DATASET SECTION:
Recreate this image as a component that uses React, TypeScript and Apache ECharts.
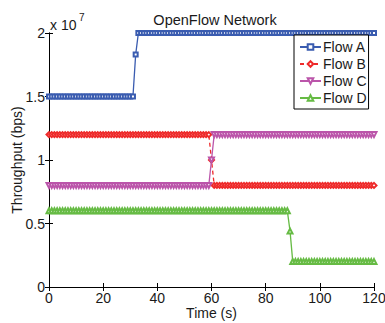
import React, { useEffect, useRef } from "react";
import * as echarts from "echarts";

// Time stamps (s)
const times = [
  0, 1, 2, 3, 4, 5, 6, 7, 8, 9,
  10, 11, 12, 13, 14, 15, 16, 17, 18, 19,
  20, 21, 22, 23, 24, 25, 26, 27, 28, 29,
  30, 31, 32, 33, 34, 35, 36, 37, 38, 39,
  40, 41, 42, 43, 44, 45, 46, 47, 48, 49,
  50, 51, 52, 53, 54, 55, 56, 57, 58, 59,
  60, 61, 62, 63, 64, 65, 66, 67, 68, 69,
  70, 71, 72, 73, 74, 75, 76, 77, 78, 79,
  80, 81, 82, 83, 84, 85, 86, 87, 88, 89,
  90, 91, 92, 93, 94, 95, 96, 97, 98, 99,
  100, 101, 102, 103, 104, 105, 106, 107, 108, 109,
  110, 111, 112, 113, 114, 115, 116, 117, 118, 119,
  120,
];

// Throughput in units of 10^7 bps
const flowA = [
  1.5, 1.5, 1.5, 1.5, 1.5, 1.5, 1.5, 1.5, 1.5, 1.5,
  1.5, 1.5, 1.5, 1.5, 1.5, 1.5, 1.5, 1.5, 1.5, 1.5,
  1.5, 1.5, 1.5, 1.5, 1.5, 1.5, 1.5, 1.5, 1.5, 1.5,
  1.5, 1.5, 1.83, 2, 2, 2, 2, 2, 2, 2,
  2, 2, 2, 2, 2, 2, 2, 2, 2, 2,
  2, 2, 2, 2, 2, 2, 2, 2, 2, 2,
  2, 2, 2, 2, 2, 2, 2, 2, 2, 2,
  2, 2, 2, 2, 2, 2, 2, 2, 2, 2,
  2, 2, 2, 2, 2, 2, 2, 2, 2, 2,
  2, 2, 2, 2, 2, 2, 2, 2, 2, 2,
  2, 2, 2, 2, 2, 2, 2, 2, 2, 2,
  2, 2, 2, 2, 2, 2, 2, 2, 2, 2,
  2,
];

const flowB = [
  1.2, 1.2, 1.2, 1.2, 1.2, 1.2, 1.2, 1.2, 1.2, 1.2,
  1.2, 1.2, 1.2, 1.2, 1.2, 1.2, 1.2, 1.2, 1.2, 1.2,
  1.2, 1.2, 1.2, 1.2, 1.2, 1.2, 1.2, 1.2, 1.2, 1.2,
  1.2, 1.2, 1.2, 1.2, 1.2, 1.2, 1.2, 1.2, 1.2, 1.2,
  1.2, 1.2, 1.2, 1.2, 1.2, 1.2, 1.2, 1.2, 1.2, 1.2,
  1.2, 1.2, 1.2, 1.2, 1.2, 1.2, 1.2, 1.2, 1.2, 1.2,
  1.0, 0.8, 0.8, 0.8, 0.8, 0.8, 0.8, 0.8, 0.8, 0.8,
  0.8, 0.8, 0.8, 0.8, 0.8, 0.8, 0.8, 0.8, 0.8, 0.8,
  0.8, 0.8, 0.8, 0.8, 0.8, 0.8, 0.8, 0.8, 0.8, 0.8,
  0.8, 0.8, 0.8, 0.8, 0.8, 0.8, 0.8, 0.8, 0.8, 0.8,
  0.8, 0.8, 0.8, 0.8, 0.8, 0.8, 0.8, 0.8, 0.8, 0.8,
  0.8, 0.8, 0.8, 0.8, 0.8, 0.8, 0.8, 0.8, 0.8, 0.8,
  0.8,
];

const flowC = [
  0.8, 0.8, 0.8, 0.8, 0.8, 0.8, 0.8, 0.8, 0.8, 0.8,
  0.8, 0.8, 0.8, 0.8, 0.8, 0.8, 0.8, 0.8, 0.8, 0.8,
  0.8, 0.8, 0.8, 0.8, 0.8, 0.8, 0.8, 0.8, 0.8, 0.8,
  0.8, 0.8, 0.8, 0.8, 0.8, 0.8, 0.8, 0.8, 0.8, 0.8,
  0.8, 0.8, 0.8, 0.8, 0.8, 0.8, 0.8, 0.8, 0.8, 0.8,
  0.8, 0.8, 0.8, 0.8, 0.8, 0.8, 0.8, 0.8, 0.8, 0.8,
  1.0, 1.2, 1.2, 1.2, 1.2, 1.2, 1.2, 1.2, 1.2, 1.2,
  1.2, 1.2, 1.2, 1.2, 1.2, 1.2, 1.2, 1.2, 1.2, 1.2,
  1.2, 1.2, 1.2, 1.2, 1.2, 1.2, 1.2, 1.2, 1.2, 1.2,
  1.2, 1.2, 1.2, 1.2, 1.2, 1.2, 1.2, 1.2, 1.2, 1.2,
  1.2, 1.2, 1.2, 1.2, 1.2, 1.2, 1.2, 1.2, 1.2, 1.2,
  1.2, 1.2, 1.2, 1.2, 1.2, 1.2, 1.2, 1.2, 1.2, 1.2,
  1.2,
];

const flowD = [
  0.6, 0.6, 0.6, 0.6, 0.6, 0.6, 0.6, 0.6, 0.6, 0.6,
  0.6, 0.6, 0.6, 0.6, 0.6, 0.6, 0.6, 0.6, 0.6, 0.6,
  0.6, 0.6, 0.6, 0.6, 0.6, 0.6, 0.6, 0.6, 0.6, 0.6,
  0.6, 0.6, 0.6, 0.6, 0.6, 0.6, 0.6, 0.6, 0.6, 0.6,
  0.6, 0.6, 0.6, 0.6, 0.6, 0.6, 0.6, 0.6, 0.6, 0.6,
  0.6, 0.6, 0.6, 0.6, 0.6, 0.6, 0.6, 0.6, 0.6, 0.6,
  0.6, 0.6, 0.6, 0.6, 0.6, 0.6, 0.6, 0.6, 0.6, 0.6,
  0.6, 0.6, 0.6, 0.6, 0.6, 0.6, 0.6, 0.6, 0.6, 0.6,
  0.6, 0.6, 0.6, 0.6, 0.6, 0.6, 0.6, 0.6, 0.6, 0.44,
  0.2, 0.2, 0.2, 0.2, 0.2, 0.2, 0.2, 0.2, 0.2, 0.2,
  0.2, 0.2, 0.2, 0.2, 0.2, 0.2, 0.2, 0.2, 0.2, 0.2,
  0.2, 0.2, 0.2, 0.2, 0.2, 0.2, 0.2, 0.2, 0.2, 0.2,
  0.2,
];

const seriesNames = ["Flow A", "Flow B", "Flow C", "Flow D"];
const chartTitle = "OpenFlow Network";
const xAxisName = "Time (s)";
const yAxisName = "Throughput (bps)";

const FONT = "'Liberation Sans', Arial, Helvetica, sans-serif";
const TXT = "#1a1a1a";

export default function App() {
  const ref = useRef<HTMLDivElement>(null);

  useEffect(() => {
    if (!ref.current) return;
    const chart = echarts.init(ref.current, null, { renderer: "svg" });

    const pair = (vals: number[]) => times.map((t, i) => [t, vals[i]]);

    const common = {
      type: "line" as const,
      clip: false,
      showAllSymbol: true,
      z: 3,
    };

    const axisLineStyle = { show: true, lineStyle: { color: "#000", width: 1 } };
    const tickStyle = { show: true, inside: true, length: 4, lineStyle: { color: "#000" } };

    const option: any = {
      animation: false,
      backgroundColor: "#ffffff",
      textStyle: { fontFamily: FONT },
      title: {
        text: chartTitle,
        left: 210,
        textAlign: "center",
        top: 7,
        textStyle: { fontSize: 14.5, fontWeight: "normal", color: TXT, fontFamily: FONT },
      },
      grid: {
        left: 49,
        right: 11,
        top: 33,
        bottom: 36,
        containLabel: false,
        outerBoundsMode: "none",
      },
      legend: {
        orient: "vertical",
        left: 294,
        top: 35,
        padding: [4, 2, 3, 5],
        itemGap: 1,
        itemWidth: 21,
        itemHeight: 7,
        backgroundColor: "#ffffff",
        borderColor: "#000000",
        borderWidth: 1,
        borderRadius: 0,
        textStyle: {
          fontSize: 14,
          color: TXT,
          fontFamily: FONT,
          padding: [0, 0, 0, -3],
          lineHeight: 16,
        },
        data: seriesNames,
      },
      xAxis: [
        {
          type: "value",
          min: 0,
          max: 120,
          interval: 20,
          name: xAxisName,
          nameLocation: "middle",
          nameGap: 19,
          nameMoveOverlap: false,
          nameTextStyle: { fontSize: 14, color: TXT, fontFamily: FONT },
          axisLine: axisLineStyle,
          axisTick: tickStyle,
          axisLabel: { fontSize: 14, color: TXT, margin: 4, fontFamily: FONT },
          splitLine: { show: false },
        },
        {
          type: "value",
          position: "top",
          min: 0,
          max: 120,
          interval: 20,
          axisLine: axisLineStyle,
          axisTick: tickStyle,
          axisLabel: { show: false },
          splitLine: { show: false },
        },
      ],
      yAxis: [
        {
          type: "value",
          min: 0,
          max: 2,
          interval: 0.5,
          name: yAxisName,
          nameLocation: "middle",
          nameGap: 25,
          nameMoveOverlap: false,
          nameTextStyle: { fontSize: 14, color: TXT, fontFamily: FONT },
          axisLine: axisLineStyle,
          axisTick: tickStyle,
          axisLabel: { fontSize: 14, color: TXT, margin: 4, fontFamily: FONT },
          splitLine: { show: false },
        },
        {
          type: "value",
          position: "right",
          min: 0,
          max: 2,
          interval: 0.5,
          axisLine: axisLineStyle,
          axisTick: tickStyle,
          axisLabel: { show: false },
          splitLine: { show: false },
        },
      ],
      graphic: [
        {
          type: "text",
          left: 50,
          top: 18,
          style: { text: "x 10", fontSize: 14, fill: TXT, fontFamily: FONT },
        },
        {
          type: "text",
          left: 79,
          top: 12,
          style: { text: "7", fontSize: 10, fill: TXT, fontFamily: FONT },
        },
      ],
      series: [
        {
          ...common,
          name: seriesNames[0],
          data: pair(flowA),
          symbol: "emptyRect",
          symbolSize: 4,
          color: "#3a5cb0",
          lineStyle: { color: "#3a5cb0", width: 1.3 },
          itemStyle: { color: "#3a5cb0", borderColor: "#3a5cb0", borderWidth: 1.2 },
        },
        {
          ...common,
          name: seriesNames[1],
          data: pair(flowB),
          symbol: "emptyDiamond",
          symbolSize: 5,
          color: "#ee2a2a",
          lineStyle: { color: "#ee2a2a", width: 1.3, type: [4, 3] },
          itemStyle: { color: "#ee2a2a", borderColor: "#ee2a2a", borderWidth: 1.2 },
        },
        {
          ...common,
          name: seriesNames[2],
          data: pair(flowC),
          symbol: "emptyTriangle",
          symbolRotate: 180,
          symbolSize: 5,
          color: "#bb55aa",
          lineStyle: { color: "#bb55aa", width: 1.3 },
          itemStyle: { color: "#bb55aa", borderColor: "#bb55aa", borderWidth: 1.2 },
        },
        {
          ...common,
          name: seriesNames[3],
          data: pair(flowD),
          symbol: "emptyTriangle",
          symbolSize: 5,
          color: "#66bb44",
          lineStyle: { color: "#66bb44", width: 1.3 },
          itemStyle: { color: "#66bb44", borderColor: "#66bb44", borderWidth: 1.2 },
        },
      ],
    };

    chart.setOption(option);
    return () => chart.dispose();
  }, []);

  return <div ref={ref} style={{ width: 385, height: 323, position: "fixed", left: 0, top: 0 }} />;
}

STATED GOAL:
Return all lines with the word "React" in them.

EXERCISE ANSWER:
Recreate this image as a component that uses React, TypeScript and Apache ECharts.
import React, { useEffect, useRef } from "react";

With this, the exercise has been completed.